Can second derivative indicate convergence of infinite series?

Question

I was thinking about this question: Why does the series $\sum_{n=1}^\infty\frac1n$ not converge?

and investigating the rate of decrease of the members of the series (any decreasing series, not just harmonic ones) at which the sum remains bounded and doesn't diverge. I was looking at different series and trying to figure out the criteria for determining if a sum of subsequent members can reach the first member (for harmonic series the sum of $2^{n-1}$ subsequent members will always reach $\frac{1}{2}$).

While looking at that, I came to the following intuitive criteria for determining the convergence of the series:

For any infinite series $\sum_{n=1}^{+\infty}\frac{1}{f(n)}$ where $f(n)$ is monotonically-increasing function, if $f(n)$ grows faster than $const\cdot n\cdot \ln n$ then the series converges, otherwise the series will diverge. In other words, if $f''(n)>\frac{const}{n}$ the series converges; otherwise, it diverges.

Notice: initially my criteria was $f''(n)>0$, but based on comments, I amended it to $f''(n)>\frac{const}{n}$.

It is easy to see that if $f''(n)\le0$ then the series diverges, but it appears that even if $f''(n)$ is positive, but still dropping inversely proportionally to n, then the series will still diverge. For example, the series will diverge if $f(n)=100\cdot n\cdot \ln n $, which is equivalent to $f''(n)=\frac{100}{n}$.

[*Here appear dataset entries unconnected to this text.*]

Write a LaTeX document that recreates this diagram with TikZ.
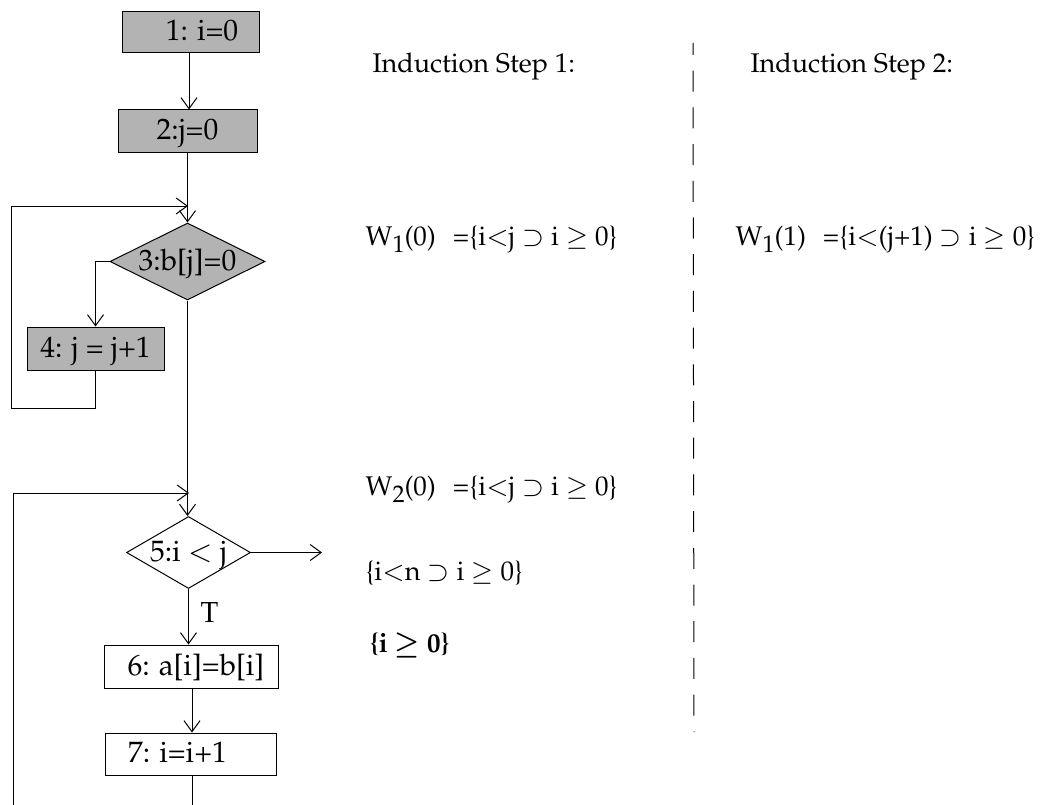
\documentclass[tikz,border=0pt]{standalone}
\usepackage[T1]{fontenc}
\usepackage{mathpazo}
\usetikzlibrary{arrows.meta,shapes.geometric}
\definecolor{boxgray}{RGB}{179,179,179}
\newcommand\boxfnt{\fontsize{29.5}{32}\selectfont}
\newcommand\rtxtfnt{\fontsize{27}{32}\selectfont}
\newcommand\lowsub[1]{\raisebox{-7pt}{\fontsize{24}{26}\selectfont #1}}
\begin{document}
\begin{tikzpicture}[x=1pt,y=-1pt,line width=1pt,
  box/.style={draw,rectangle,inner sep=0pt,text height=17pt,text depth=0pt,font=\boxfnt},
  gbox/.style={box,fill=boxgray},
  dia/.style={draw,diamond,shape aspect=2,inner sep=0pt,text height=17pt,text depth=0pt,font=\boxfnt},
  arr/.style={-{Straight Barb[length=11pt,width=16pt]}},
  lbl/.style={anchor=base west,inner sep=0pt,font=\rtxtfnt}]
\useasboundingbox (0,0) rectangle (1054,805);
% flowchart nodes
\node[gbox,minimum width=137pt,minimum height=41pt] (b1) at (190.5,32.5) {\hspace*{23pt}1: i=0};
\node[gbox,minimum width=139pt,minimum height=43pt] (b2) at (187.5,131.5) {2:j=0};
\node[dia,fill=boxgray,minimum width=155pt,minimum height=77pt] (d3) at (187.5,261.5) {3:b[j]=0};
\node[gbox,minimum width=137pt,minimum height=43pt] (b4) at (95.5,348.5) {4: j = j+1};
\node[dia,fill=white,minimum width=124pt,minimum height=72pt] (d5) at (188.5,552.5) {5:i $<$ j};
\node[box,minimum width=174pt,minimum height=43pt] (b6) at (191,666.5) {\hspace*{10pt}6: a[i]=b[i]};
\node[box,minimum width=171pt,minimum height=42pt] (b7) at (190.5,754) {7: i=i+1\hspace*{26pt}};
\coordinate (m1) at (188,206);
\coordinate (m2) at (189,493);
\coordinate (exit) at (322,552.5);
\coordinate (end7) at (192,805);
% connectors
\draw[arr] ([xshift=-1.5pt]b1.south) -- ([xshift=-1.5pt]b1.south |- b2.north);
\draw[arr] (b2.south -| d3.north) -- (d3.north);
\draw[arr] (b4.south) -- ++(0,38) -| (11,206) -- (m1);
\draw[arr] (d3.west) -| (b4.north);
\draw[arr] (d3.south) -- (d3.south |- d5.north);
\draw[arr] (13,805) |- (m2);
\draw[arr] (d5.east) -- (exit);
\draw[arr] (d5.south) -- (d5.south |- b6.north);
\node[anchor=base west,inner sep=0pt,font=\fontsize{29}{32}\selectfont] (tlbl) at (200,622) {T};
\draw[arr] ([xshift=1pt]b6.south) -- ([xshift=1pt]b6.south |- b7.north);
\draw ([xshift=1.5pt]b7.south) -- (end7);
% separator
\draw[dash pattern=on 21pt off 15.7pt,dash phase=9pt] (693,43) -- (694,732);
% annotations
\node[lbl] (h1) at (372,73) {Induction Step 1:};
\node[lbl] (h2) at (750,73) {Induction Step 2:};
\node[lbl] (w10) at (365,245) {W\lowsub{1}(0)\hspace{17pt}=\{i$<$j $\supset$ i $\geq$ 0\}};
\node[lbl] (w11) at (735,245) {W\lowsub{1}(1)\hspace{17pt}=\{i$<$(j+1) $\supset$ i $\geq$ 0\}};
\node[lbl] (w20) at (365,495) {W\lowsub{2}(0)\hspace{17pt}=\{i$<$j $\supset$ i $\geq$ 0\}};
\node[lbl] (c1) at (365,580) {\{i$<$n $\supset$ i $\geq$ 0\}};
\node[lbl] (c2) at (370,652) {\textbf{\{i {\boldmath$\geq$} 0\}}};
\end{tikzpicture}
\end{document}
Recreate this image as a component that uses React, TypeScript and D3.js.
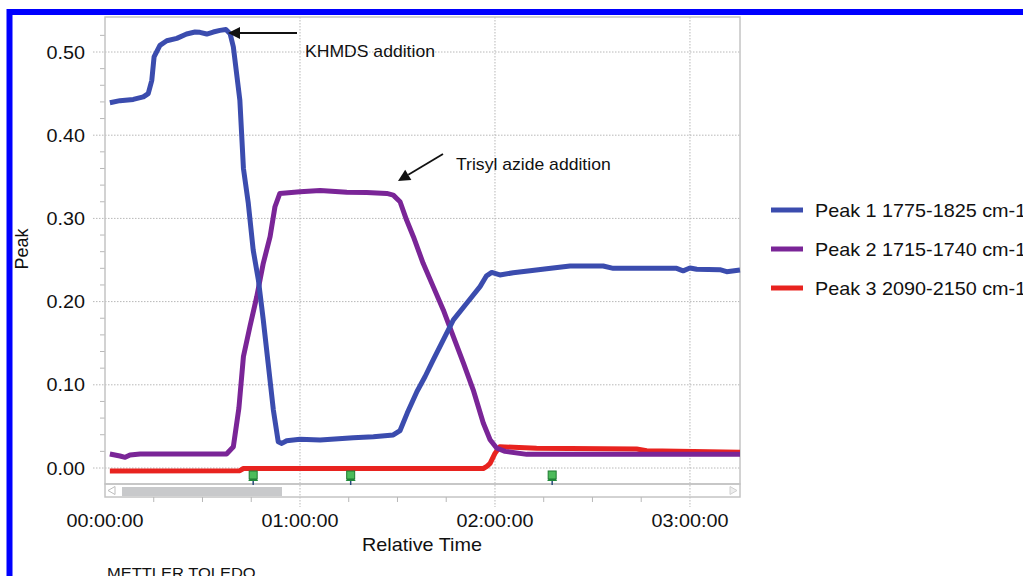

In order for series to converge, the positive $f''(n)$ has to grow with n, remain the same, or drop with n slower than inversely proportionally. For example if $f''(n)=\frac{1}{\sqrt{n}}$ then $f(n)$ grows fast enough and the series will converge.

I looked at many examples of $\sum_{n=1}^{+\infty}\frac{1}{f(n)}$, where $f(n)$ grows exponentially and logarithmically, for example: $n^2, n^{1.1}, 2^n, \ln n, n\ln n, \sqrt{n}, \frac{\sqrt{n}}{\ln n}$ etc... and never could disprove my criteria.

I am not a mathematician (only have minors in physics), and I don't know if what I have found is already a well known thing, but I couldn't find any criteria for convergence similar to the one I described above. So I am asking the math community to either disprove my criteria, showing $f(n)$ that doesn't obey my criteria, or prove my criteria, or give any input why it looks right or wrong.

Answer 1

It can be seen that a very simple convergence criteria follows from the above:

For any infinite series $\sum_{n=1}^{+\infty}\frac{1}{f(n)}$ where $f(n)$ is monotonically-increasing function, $\\$ if a limit $\lim\limits_{n\to\infty}\frac{f(n)}{n\ln n} = \infty$ then the series converges, otherwise the series will diverge.

However, the above criteria doesn't work, because $\sum\limits_{n=2}^\infty \frac {1} {n\ln n\ln(\ln n)}$ diverges.

Therefore, I cannot find a "border" function - the fastest growing $f(n)$ for which the series will diverge, so that it could be a reference function - all other functions that grow faster than it, will start converging. I wish there could be such a function.